Anyway, thanks again to Jason for one of the most insightful sites on the Web. It’s just my own problem that I happen to be addicted to this sort of stuff.
Comment by Eric — 25 October 2006 @ 1:01 AM
I had a minor (or short-term major) addiction to MUDs back in the day. Virtual worlds are most certainly a drug (blogs may be as well).
I work in the computer industry today, but I really have grown disenchanted with computing in general. As I repeat over and over to folks: anything powered by electricity is termporary. What I work on every day has very termporary value. This can be a bit disconcerting. But, then again, it pays the bills. And *that* is real.
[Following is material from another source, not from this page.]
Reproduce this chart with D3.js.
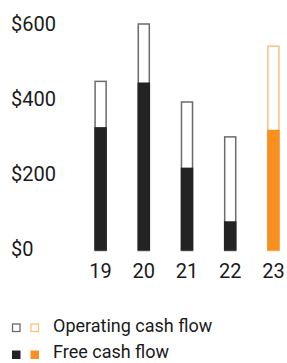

Ultimately, our lives are in the physical world. The virtual world is one blackout, one protocol upgrade, one disk failure, one obsoleted technology away from oblivian. Digitize all of our knowledge, sure. But if it is not printed, it’s life expectancy is far shorter.
Folks, the virtual is just that, a facade. Steer away from it and enjoy reality. In the end, reality is far more interesting - just a bit harder.
Comment by Todd — 26 October 2006 @ 2:39 AM
So, we’re judging this by permanence? Because in that case, the sun will eventually expand and consume the earth, so this isn’t permanent, either. If the virtual world is just a facade, then are dreams a facade, too? And if it’s a facade, does that mean it doesn’t have value?